-- Start --

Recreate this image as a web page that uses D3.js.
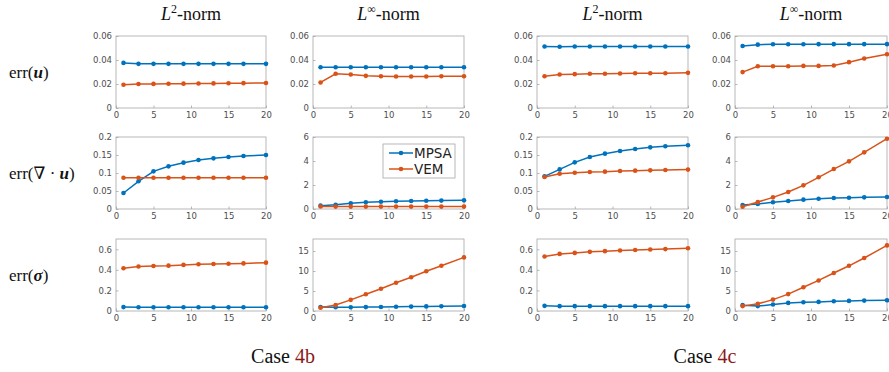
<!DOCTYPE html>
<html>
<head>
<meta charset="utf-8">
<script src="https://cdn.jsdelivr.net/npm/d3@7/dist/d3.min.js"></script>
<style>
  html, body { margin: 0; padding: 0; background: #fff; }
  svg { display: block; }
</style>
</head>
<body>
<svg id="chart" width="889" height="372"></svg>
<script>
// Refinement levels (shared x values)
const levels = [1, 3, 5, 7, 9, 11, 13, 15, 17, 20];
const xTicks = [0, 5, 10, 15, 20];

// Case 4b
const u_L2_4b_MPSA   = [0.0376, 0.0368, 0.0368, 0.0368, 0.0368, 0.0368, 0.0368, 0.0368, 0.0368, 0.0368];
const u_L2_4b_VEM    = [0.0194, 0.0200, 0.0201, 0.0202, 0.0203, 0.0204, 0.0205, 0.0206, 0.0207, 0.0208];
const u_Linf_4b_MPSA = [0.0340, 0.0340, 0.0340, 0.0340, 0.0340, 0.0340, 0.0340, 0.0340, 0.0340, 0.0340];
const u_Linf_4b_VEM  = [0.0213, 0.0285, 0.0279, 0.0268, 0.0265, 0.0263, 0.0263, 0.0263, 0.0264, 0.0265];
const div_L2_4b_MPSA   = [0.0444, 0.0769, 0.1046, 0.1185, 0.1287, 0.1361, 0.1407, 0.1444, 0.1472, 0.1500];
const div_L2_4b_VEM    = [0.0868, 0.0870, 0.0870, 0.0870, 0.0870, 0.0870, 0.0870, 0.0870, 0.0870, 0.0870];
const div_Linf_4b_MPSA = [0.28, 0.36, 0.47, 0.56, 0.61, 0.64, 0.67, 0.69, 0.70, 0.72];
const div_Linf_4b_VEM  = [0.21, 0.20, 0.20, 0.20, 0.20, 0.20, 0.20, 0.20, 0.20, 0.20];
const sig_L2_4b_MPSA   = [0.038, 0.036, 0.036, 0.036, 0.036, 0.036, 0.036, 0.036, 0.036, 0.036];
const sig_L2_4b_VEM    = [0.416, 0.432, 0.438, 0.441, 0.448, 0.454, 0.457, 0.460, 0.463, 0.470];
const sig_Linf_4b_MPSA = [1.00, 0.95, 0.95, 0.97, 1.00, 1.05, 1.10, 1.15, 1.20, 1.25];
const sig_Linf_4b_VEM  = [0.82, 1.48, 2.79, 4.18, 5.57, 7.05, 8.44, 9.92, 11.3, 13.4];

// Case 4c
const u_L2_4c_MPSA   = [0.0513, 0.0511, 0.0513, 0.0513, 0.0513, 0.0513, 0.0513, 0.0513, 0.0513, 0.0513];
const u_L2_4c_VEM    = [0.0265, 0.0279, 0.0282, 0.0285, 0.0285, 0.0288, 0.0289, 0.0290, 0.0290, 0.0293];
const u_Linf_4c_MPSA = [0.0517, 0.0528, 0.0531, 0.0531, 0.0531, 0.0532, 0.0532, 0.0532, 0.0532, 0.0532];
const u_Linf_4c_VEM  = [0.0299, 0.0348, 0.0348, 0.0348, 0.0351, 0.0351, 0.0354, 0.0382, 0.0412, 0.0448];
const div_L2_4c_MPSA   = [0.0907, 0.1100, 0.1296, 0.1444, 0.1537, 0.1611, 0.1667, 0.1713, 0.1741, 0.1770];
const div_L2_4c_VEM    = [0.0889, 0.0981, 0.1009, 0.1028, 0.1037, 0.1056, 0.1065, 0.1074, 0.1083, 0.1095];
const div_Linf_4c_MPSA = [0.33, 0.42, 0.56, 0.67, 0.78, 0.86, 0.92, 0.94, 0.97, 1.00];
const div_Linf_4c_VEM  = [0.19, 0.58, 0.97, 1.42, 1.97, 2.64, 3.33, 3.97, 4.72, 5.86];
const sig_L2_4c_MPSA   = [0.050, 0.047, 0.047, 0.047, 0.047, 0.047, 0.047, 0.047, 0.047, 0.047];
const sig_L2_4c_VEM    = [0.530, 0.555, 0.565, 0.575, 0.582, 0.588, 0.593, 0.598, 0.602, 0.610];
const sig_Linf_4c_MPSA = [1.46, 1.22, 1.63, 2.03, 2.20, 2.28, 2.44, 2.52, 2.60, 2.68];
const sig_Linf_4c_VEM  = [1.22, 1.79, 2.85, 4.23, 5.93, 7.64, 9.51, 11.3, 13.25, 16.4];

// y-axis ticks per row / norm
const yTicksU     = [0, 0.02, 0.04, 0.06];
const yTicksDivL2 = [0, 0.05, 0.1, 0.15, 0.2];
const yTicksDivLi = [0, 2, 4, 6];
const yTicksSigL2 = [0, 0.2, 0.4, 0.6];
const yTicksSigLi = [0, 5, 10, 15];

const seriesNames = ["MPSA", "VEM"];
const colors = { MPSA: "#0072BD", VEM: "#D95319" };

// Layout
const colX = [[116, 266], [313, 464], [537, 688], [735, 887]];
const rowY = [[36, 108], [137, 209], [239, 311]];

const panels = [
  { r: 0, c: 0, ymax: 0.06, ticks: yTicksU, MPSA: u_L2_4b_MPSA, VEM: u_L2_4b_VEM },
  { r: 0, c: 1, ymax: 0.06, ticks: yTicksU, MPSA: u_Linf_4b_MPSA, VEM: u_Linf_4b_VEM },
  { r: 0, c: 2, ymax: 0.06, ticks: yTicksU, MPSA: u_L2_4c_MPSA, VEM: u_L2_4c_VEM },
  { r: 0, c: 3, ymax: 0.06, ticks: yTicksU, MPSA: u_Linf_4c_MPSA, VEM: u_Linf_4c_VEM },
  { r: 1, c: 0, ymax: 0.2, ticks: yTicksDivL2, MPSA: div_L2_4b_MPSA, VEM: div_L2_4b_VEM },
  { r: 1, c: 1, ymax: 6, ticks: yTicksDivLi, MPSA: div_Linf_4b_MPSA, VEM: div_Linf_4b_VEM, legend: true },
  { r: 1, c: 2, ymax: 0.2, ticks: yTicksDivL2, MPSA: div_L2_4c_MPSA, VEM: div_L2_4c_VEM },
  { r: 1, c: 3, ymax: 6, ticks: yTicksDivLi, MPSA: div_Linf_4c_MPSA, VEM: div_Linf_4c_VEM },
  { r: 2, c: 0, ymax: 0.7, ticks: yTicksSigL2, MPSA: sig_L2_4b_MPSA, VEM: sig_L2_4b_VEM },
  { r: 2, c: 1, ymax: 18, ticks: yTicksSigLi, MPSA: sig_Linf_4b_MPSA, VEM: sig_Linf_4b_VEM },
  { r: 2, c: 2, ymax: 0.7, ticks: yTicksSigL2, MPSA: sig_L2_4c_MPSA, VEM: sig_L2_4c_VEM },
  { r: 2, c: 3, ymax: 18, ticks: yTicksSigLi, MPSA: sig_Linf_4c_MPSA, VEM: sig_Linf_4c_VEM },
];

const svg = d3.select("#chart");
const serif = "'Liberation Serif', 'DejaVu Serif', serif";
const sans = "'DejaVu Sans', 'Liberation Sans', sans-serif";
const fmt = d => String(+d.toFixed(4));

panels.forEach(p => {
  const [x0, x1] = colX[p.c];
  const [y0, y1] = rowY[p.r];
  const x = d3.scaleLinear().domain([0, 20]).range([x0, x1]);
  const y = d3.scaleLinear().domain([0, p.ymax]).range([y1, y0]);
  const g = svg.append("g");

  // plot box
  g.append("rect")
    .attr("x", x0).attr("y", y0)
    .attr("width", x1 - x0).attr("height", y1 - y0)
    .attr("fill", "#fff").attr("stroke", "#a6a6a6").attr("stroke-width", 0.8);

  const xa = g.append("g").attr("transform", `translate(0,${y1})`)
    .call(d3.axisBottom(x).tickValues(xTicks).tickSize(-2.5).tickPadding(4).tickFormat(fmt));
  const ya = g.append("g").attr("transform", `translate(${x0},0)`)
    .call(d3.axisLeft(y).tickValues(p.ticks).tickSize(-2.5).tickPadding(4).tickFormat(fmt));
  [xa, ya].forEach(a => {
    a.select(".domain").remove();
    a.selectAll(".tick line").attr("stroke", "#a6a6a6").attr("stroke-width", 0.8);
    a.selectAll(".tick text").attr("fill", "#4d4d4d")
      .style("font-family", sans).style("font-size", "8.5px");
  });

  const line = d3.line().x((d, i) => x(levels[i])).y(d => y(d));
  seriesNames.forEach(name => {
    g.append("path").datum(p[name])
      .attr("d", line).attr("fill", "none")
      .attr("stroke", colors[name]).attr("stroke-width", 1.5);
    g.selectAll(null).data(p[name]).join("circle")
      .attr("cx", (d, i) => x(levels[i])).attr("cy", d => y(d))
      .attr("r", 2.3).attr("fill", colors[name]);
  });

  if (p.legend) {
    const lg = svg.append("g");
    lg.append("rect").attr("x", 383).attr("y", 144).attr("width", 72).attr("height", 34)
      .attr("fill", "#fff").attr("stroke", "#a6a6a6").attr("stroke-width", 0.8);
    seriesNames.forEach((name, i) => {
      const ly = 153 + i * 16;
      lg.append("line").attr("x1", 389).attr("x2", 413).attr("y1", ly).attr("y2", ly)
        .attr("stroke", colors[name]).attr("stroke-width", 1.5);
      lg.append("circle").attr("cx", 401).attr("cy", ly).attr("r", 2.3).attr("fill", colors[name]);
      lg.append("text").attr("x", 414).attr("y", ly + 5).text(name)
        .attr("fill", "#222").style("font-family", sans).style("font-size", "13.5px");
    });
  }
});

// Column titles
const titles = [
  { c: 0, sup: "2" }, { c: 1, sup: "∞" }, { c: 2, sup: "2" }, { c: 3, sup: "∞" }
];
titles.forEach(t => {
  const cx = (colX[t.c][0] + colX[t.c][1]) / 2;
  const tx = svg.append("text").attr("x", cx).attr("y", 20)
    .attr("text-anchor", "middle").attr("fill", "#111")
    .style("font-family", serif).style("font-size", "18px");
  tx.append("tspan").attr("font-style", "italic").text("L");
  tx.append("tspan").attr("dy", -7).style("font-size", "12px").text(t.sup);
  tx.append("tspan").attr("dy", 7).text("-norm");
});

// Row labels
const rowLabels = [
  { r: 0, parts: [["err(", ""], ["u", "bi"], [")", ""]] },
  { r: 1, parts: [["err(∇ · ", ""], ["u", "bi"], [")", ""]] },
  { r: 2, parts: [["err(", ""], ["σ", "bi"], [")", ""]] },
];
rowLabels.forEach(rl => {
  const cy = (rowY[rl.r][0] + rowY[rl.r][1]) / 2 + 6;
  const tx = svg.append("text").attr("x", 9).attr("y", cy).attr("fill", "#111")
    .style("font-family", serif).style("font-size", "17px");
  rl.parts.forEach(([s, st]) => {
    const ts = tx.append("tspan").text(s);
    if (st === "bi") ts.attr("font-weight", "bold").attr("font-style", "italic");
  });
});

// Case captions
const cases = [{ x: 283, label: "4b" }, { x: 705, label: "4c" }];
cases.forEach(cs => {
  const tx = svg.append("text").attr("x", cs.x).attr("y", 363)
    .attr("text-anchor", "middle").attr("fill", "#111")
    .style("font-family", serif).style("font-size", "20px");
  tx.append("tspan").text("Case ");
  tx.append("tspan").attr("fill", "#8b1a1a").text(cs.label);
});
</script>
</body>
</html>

-- End --

→ Set exercise:
Transcribe the opening line of the listing above, please, and every line after it through the line with "const xTicks = [0, 5, 10, 15, 20];", word for word, without pictures.

→ Task answer:
Recreate this image as a web page that uses D3.js.
<!DOCTYPE html>
<html>
<head>
<meta charset="utf-8">
<script src="https://cdn.jsdelivr.net/npm/d3@7/dist/d3.min.js"></script>
<style>
  html, body { margin: 0; padding: 0; background: #fff; }
  svg { display: block; }
</style>
</head>
<body>
<svg id="chart" width="889" height="372"></svg>
<script>
// Refinement levels (shared x values)
const levels = [1, 3, 5, 7, 9, 11, 13, 15, 17, 20];
const xTicks = [0, 5, 10, 15, 20];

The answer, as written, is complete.